SHORT TASK:
Among the following entries, count the lines that contain "this" and report only the result.

EXCERPTED DATA:

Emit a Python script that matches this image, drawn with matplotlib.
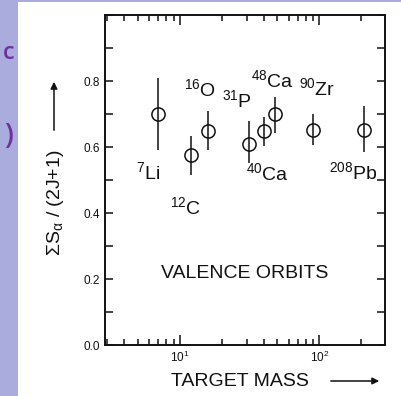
* * *
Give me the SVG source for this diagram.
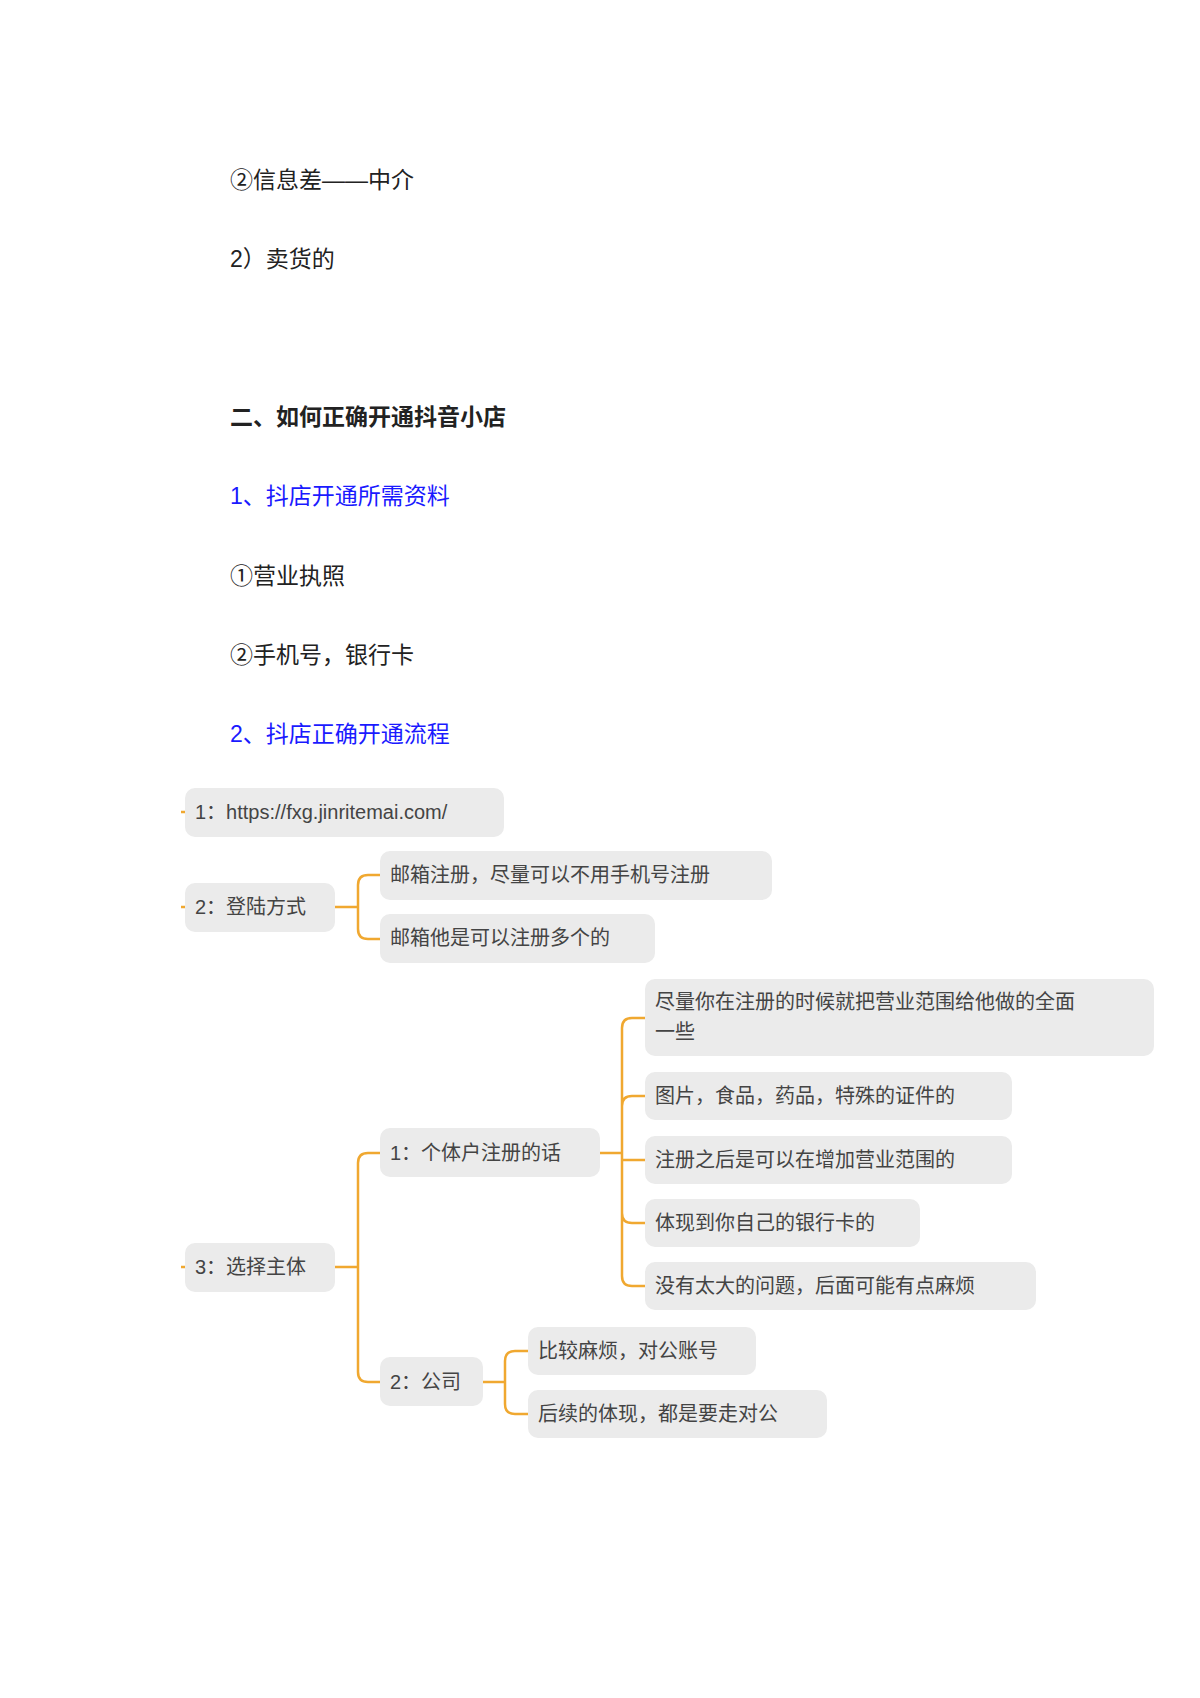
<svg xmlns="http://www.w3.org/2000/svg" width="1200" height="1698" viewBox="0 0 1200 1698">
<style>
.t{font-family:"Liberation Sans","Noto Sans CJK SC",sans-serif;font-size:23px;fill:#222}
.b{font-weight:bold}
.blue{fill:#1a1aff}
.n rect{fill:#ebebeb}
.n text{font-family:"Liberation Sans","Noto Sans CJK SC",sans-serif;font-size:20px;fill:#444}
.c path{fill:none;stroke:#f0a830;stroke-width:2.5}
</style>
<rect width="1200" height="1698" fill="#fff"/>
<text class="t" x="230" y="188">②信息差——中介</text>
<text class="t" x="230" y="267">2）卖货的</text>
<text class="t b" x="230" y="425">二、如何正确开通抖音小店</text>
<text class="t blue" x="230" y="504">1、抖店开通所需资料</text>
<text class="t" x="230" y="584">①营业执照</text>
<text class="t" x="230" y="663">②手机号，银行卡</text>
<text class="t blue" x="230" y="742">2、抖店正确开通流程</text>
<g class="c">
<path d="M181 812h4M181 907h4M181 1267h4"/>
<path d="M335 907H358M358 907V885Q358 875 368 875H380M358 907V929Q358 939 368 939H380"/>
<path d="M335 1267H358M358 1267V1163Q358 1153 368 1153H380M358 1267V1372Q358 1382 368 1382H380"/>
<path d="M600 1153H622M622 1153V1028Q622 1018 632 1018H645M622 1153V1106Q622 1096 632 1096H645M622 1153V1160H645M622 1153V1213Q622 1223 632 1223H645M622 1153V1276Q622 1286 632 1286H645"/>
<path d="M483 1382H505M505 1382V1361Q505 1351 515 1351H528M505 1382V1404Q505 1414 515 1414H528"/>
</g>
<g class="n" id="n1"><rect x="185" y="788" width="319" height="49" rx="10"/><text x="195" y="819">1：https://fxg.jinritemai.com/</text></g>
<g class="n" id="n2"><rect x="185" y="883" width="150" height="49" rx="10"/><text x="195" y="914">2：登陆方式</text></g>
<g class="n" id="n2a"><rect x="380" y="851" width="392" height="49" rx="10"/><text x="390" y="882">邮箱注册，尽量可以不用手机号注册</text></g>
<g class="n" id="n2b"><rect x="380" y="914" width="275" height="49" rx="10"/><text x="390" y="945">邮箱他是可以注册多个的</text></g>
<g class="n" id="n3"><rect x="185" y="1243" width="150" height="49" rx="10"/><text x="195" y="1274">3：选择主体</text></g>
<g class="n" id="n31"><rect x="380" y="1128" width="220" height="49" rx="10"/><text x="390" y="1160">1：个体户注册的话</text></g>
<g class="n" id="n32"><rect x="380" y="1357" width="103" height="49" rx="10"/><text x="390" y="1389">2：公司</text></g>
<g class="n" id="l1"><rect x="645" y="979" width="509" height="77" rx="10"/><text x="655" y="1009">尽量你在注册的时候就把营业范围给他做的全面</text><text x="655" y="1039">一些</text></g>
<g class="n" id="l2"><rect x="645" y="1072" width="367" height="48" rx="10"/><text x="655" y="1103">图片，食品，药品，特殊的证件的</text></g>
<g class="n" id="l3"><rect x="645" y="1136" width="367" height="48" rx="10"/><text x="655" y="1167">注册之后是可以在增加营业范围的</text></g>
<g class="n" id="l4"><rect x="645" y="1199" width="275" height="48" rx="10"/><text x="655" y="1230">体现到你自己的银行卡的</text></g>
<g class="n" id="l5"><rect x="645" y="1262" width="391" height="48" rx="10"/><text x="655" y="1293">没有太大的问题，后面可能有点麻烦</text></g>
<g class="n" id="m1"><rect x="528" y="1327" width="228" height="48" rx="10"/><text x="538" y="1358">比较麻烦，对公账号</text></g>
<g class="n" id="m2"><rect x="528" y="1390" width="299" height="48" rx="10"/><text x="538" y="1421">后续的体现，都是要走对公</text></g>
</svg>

RESPONSE:
2